Les pièces produites établissent que 90 jours de congés restent dus à M. X... pour la période de mars 2000 à mars 2003. Au regard du montant de sa rémunération mensuelle déterminée précédemment, sa demande est fondée à hauteur de la somme de 15.368 euros.
Pour ce qui concerne la période de mai 1997 à mars 2000, il est établi que M. X... a perdu le bénéfice de 122 jours de congé.

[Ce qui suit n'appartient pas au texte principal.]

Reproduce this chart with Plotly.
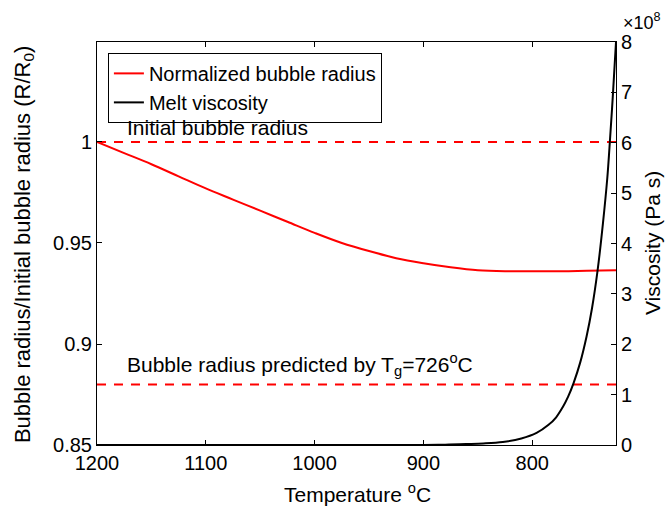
import plotly.graph_objects as go

# Normalized bubble radius vs temperature
temp_r = [1200, 1175, 1150, 1125, 1100, 1075, 1050, 1025, 1000, 975, 950, 925, 900, 875, 850, 825, 800, 775, 750, 723]
radius = [1.000, 0.9945, 0.989, 0.983, 0.977, 0.9715, 0.966, 0.9605, 0.955, 0.950, 0.946, 0.9425, 0.940, 0.938, 0.9365, 0.936, 0.936, 0.936, 0.9362, 0.9365]

# Melt viscosity (x1e8 Pa s) vs temperature
temp_v = [1200, 1100, 1000, 950, 900, 880, 860, 845, 827, 810, 796, 785, 778, 772, 767, 762, 756, 750, 745, 740, 735, 731, 729, 726, 723]
viscosity = [0.0, 0.0, 0.0, 0.0005, 0.002, 0.006, 0.018, 0.03, 0.06, 0.13, 0.24, 0.40, 0.55, 0.75, 0.96, 1.23, 1.63, 2.16, 2.72, 3.45, 4.4, 5.3, 5.9, 6.9, 8.0]

initial_radius = 1.0
tg_radius = 0.88

x_ticks = [1200, 1100, 1000, 900, 800]
y_ticks = [0.85, 0.9, 0.95, 1]
y_tick_text = ["0.85", "0.9", "0.95", "1"]
y2_ticks = [0, 1, 2, 3, 4, 5, 6, 7, 8]

FONT = "Liberation Sans, Arial, Helvetica, sans-serif"
X_RANGE = [1200, 723]

fig = go.Figure()
fig.add_trace(go.Scatter(x=temp_r, y=radius, mode="lines", name="Normalized bubble radius",
                         line=dict(color="#ff0000", width=2), line_shape="spline"))
fig.add_trace(go.Scatter(x=temp_v, y=viscosity, mode="lines", name="Melt viscosity",
                         line=dict(color="black", width=2), line_shape="spline", yaxis="y2"))
fig.add_trace(go.Scatter(x=X_RANGE, y=[initial_radius, initial_radius], mode="lines", showlegend=False,
                         line=dict(color="#ff0000", width=2, dash="9px,8px")))
fig.add_trace(go.Scatter(x=X_RANGE, y=[tg_radius, tg_radius], mode="lines", showlegend=False,
                         line=dict(color="#ff0000", width=2, dash="9px,8px")))

axis_common = dict(showline=True, linecolor="black", linewidth=1, ticks="inside", ticklen=5,
                   tickcolor="black", showgrid=False, zeroline=False,
                   tickfont=dict(family=FONT, size=20, color="black"))

fig.update_layout(
    width=667, height=508,
    margin=dict(l=97, r=51, t=42, b=63),
    paper_bgcolor="white", plot_bgcolor="white",
    font=dict(family=FONT, size=20, color="black"),
    xaxis=dict(range=X_RANGE, tickvals=x_ticks, mirror="ticks", **axis_common),
    yaxis=dict(range=[0.85, 1.0495], tickvals=y_ticks, ticktext=y_tick_text, **axis_common),
    yaxis2=dict(range=[0, 8], tickvals=y2_ticks, overlaying="y", side="right", **axis_common),
    legend=dict(x=0.021, y=0.973, xanchor="left", yanchor="top", bgcolor="white",
                bordercolor="black", borderwidth=1, font=dict(family=FONT, size=20, color="black"),
                tracegroupgap=0, itemwidth=30),
    showlegend=True,
)

annotations = [
    dict(text="Initial bubble radius", x=0.054, y=(445 - 127) / 403, xanchor="left", yanchor="middle"),
    dict(text="Bubble radius predicted by T<sub>g</sub>=726<sup>o</sup>C", x=0.054, y=(445 - 364) / 403,
         xanchor="left", yanchor="middle"),
    dict(text="Temperature <sup>o</sup>C", x=(357 - 97) / 519, y=(445 - 493) / 403, xanchor="center",
         yanchor="middle", font=dict(family=FONT, size=21, color="black")),
    dict(text="Bubble radius/Initial bubble radius (R/R<sub>0</sub>)", x=(24 - 97) / 519, y=0.496,
         textangle=-90, xanchor="center", yanchor="middle", font=dict(family=FONT, size=22, color="black")),
    dict(text="Viscosity (Pa s)", x=(652 - 97) / 519, y=0.501, textangle=-90, xanchor="center",
         yanchor="middle", font=dict(family=FONT, size=21, color="black")),
    dict(text="×10<sup>8</sup>", x=(621 - 97) / 519, y=(445 - 22) / 403, xanchor="left", yanchor="middle",
         font=dict(family=FONT, size=18, color="black")),
]
for a in annotations:
    a.setdefault("font", dict(family=FONT, size=21, color="black"))
    fig.add_annotation(xref="paper", yref="paper", showarrow=False, **a)

fig.write_html("out.html")
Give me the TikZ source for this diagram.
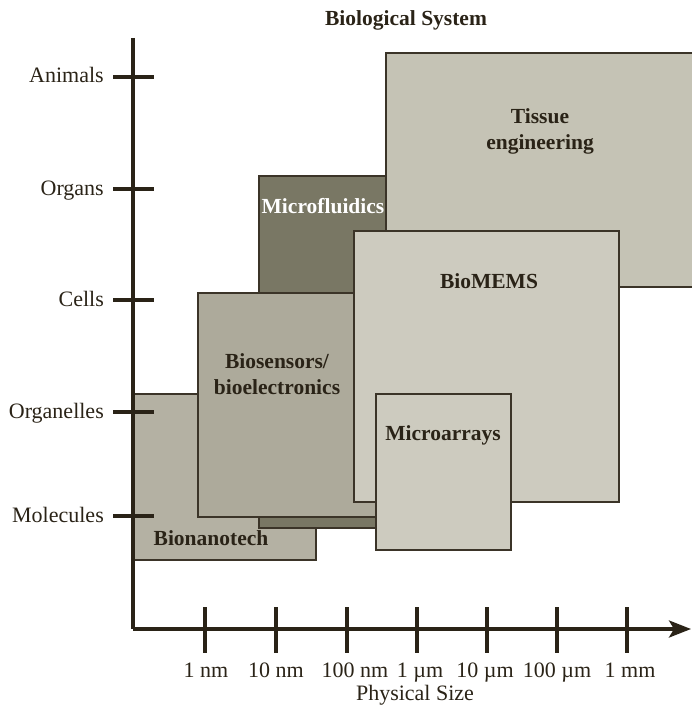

Sa demande de dommages-intérêts présentée à hauteur de 23.734 euros est donc justifiée» (arrêt, pp. 6/ 7) ;
ALORS QUE la Cour d'appel qui constatait que le congé supplémentaire de deux semaines par an prévu par l'article 55 de la CCNI supposait non seulement que le travailleur soit logé, mais encore ait la garde de l'établissement et soit astreint à une durée de 24 heures continues par jour ne pouvait retenir que M. X... remplissait cette condition, lorsque s'il était logé et tenu à une obligation de direction de l'hôtel, il n'était nullement astreint à une durée de présence de 24 heures continues par jour, ce que rappelait la société FRAMOTEL dans ses conclusions ;
D'où il résulte qu'en reconnaissant à M. X... un congé supplémentaire qui ne correspondait pas à sa situation, la Cour d'appel a violé le texte susvisé, ensemble les articles L 148 et ss du code du travail sénégalais, l'article 42 et l'annexe 5 de la convention collective des industries hôtelières du Sénégal ;
ALORS EN OUTRE QUE dans ses écritures d'appel, la société FRAMOTEL Sénégal faisait valoir et en justifiait par les pièces régulièrement produites que pendant le temps d'exécution du contrat de travail, 198 jours de congés payés avaient été pris ou payés à M. X..., quand il ne pouvait prétendre, en exécution du contrat de travail qu'il avait signé, qu'à 120 jours ; qu'en se bornant à retenir que 90 jours de congés payés restaient dus à M. X..., pour la période mars 2000 à mars 2003, et qu'il avait perdu le bénéfice de 122 jours de congés pour la période de mai 1997 à mars 2000, sans rechercher si M. X... n'avait pas en tout état de cause pris davantage de congés payés que ceux légaux auxquels il pouvait prétendre, la Cour d'appel a entaché son arrêt d'un manque de base légale au regard de l'article 42 et de l'annexe 5 de la Convention collective des industries hôtelières du Sénégal ;
TROISIEME MOYEN DE CASSATION :
(subsidiaire)Le moyen reproche à l'arrêt attaqué d'avoir condamné la société FRAMOTEL Sénégal, solidairement avec la société Voyage FRAM, à payer à M. X... la somme de 39.573 euros à titre de rappel de salaire ;
AUX MOTIFS QU' «au regard des éléments de sa rémunération fixée par son contrat de travail, rappelés ci-dessus, M. X... établit par la production des bulletins de salaire que son manque à gagner a été de 27.549 Frs CFA au titre de son salaire de base, de 21.918.591 Frs CFA au titre du sursalaire et de 4.011.867 Frs CFA au titre de la prime d'expatriation, soit un total de 25.958.007 Frs CFA, soit 39.573 € » (arrêt, p. 7, § 2) ;
Alors qu'il résultait des constatations des premiers juges que le contrat de travail conclu entre la société FRAMOTEL Sénégal et M. X... précisait que les parties étaient convenues d'une rémunération mensuelle nette fixée à 1.600.000 Frs CFA et que si l'examen des bulletins de paye faisait apparaître que les éléments de la rémunération brute variaient, la rémunération nette avait toujours été versée ; qu'en affirmant qu'au regard des bulletins de salaire M. X... établissait un manque à gagner d'un total de 39.573 euros, sans réfuter les constatations des premiers juges d'où il résultait que la société FRAMOTEL Sénégal avait versé à M. X... la totalité du salaire net contractuellement convenu, la Cour d'appel n'a pas donné de base légale à sa décision au regard des articles L. 30 et suivants du Code du travail sénégalais.